- Vadner Location in Maharashtra, India
- Coordinates: 20°15′N 74°02′E﻿ / ﻿20.250°N 74.033°E
- Country: India
- State: Maharashtra
- District: Nashik

Languages
- • Official: Marathi
- Time zone: UTC+5:30 (IST)
- Nearest city: Pimpalgaon Baswant

= Vadner Bhairao =

Vadner is a town of about 30,000 people in Nashik district, Maharashtra state, India. Vadner is famous for its grapes.

Vadner is 45km to Northeast side from nashik city.The town is predominantly an agrarian one with approximately 80% of its population engaged in agriculture and related activities. The remaining 20% are in supporting activities like services, transport, and retail. Vadner is a fairly rich town due to grape farming.

The predominant religion in Vadner is Hindu, although Islam is also practiced by many families. Most farmer families are Phool-Mali and Maratha. The caste divide is not very strong in day-to-day activities.

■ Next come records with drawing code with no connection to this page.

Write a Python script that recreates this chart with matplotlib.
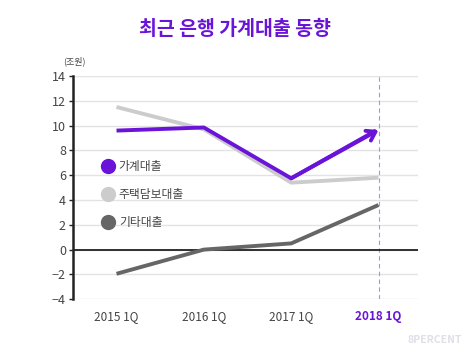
import matplotlib
matplotlib.use("Agg")
import matplotlib.pyplot as plt
from matplotlib.lines import Line2D

plt.rcParams['font.family'] = ['Noto Sans CJK KR', 'DejaVu Sans']

quarters = ["2015 1Q", "2016 1Q", "2017 1Q", "2018 1Q"]
household = [9.6, 9.85, 5.75, 9.65]
mortgage = [11.5, 9.7, 5.4, 5.8]
other = [-1.95, 0.0, 0.5, 3.6]
series_names = ["가계대출", "주택담보대출", "기타대출"]

PURPLE = "#6a14d8"
LIGHT = "#cccccc"
DARK = "#666666"

fig = plt.figure(figsize=(4.7, 3.52), dpi=100)
ax = fig.add_axes([0.155, 0.150, 0.734, 0.634])

x = list(range(len(quarters)))
ax.set_xlim(-0.5, 3.45)
ax.set_ylim(-4, 14)
ax.set_yticks(range(-4, 15, 2))
ax.grid(axis='y', color='#e3e3e3', lw=1)
ax.set_axisbelow(True)
ax.axhline(0, color='#222222', lw=1.3, zorder=2)
ax.axvline(3, color='#b48cf0', lw=0.8, ls=(0, (4, 3)), zorder=1)

ax.plot(x, mortgage, color=LIGHT, lw=2.8, solid_capstyle='butt', zorder=3)
ax.plot(x, other, color=DARK, lw=2.8, solid_capstyle='butt', zorder=3)
ax.plot(x[:-1] + [x[-1] - 0.03], household[:-1] + [household[-1] - 0.05],
        color=PURPLE, lw=2.8, solid_capstyle='butt', zorder=4)
ax.annotate("", xy=(x[-1], household[-1]), xytext=(x[-2], household[-2]),
            arrowprops=dict(arrowstyle='->,head_length=0.6,head_width=0.4',
                            color=PURPLE, lw=2.8, shrinkA=0, shrinkB=0), zorder=5)

for s in ['top', 'right', 'bottom']:
    ax.spines[s].set_visible(False)
ax.spines['left'].set_color('#222222')
ax.spines['left'].set_linewidth(1.8)
ax.tick_params(axis='y', length=3, width=1, color='#222222', labelsize=9, labelcolor='#444444', pad=2)
ax.tick_params(axis='x', length=0, labelsize=8.5, labelcolor='#444444', pad=8)
ax.set_xticks(x)
ax.set_xticklabels(quarters)
lbl = ax.get_xticklabels()[-1]
lbl.set_color(PURPLE)
lbl.set_fontweight('bold')

handles = [Line2D([], [], ls='none', marker='o', ms=10, color=c) for c in (PURPLE, LIGHT, DARK)]
leg = ax.legend(handles, series_names, loc='upper left', bbox_to_anchor=(0.082, 0.625),
                frameon=False, fontsize=8.5, labelspacing=1.3, handletextpad=0.3,
                handlelength=1.2, borderaxespad=0, borderpad=0)
for t in leg.get_texts():
    t.set_color('#444444')

fig.text(0.5, 0.915, "최근 은행 가계대출 동향", ha='center', va='center', fontsize=14,
         fontweight='bold', color=PURPLE)
fig.text(0.135, 0.825, "(조원)", ha='left', va='center', fontsize=6.5, color='#444444')
fig.text(0.983, 0.035, "8PERCENT", ha='right', va='center', fontsize=7.5,
         fontweight='bold', color='#dfe0e8')

fig.savefig("out.png", dpi=100)
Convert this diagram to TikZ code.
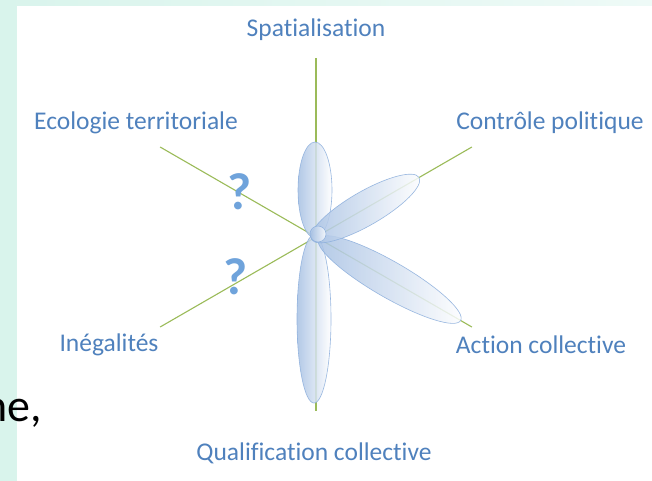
\documentclass[tikz,border=0pt]{standalone}
\usepackage{fontspec}
\setmainfont{Carlito}[Ligatures=NoCommon]
\usetikzlibrary{calc}
\definecolor{txtblue}{HTML}{4F81BD}
\definecolor{axisgreen}{HTML}{9BBB59}
\definecolor{mint}{HTML}{D9F4EC}
\definecolor{mintlight}{HTML}{EEFAF7}
\definecolor{petalblue}{HTML}{A6C0E3}
\definecolor{petaledge}{HTML}{8EB0DD}
\definecolor{qblue}{HTML}{6FA3DB}
\tikzset{
  lbl/.style={text=txtblue, font=\fontsize{25.5}{28}\selectfont, inner sep=0pt},
  axisline/.style={draw=axisgreen, line width=1.1pt},
  petal/.style={draw=petaledge, line width=0.6pt, left color=petalblue, right color=white, fill opacity=0.85, draw opacity=0.9},
  qmark/.style={text=qblue, font=\bfseries\fontsize{52}{52}\selectfont, inner sep=0pt}
}
\begin{document}
\begin{tikzpicture}[x=1pt,y=-1pt]
\useasboundingbox (0,0) rectangle (652,480);
% background
\shade[left color=mint, right color=mintlight] (0,0) rectangle (652,480);
\fill[white] (17,6) rectangle (653,481);
% center and axis ends
\coordinate (c) at (316,237);
\coordinate (eN) at (316,58);
\coordinate (eS) at (316,411);
\coordinate (eNE) at ($(c)+(-30:180)$);
\coordinate (eNW) at ($(c)+(-150:180)$);
\coordinate (eSE) at ($(c)+(30:180)$);
\coordinate (eSW) at ($(c)+(150:180)$);
\draw[axisline] (eN) -- (eS);
\draw[axisline] (eNE) -- (eSW);
\draw[axisline] (eNW) -- (eSE);
% petals
\shade[petal] (315,190) ellipse [x radius=17, y radius=48];
\shade[petal] (314,319) ellipse [x radius=17, y radius=84];
\shade[petal, rotate around={-30:(c)}] ($(c)+(85,0)$) ellipse [x radius=82, y radius=18];
\shade[petal, rotate around={30:(c)}] ($(c)+(57,0)$) ellipse [x radius=62, y radius=17];
\shade[petal] (318,234) circle [radius=8];
% labels
\node[lbl] (spat) at (316,30) {Spatialisation};
\node[lbl] (eco) at (136,123) {Ecologie territoriale};
\node[lbl] (ctrl) at (550,123) {Contrôle politique};
\node[lbl] (ineg) at (109,345) {Inégalités};
\node[lbl] (act) at (541,345) {Action collective};
\node[lbl] (qual) at (314,453) {Qualification collective};
% question marks
\node[qmark] (q1) at (240,192) {?};
\node[qmark] (q2) at (236,277) {?};
% partial text on the left (cut by the edge, as in the reference)
\node[anchor=base east, inner sep=0pt, font=\fontsize{46}{46}\selectfont] (ne) at (42,421) {ne,};
\end{tikzpicture}
\end{document}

However, in terms of marriages and political lobbying, caste divides are well entrenched.

Every year in the month of April, a festival takes place on the eve of the marriage of the god Bhairvnath.

Many aspects of modern life remain underdeveloped in Vadner. Internet is available, and banking is carried out by local cooperatives. There is no major hospital and residents must rely on nearly larger towns for nonessential market items.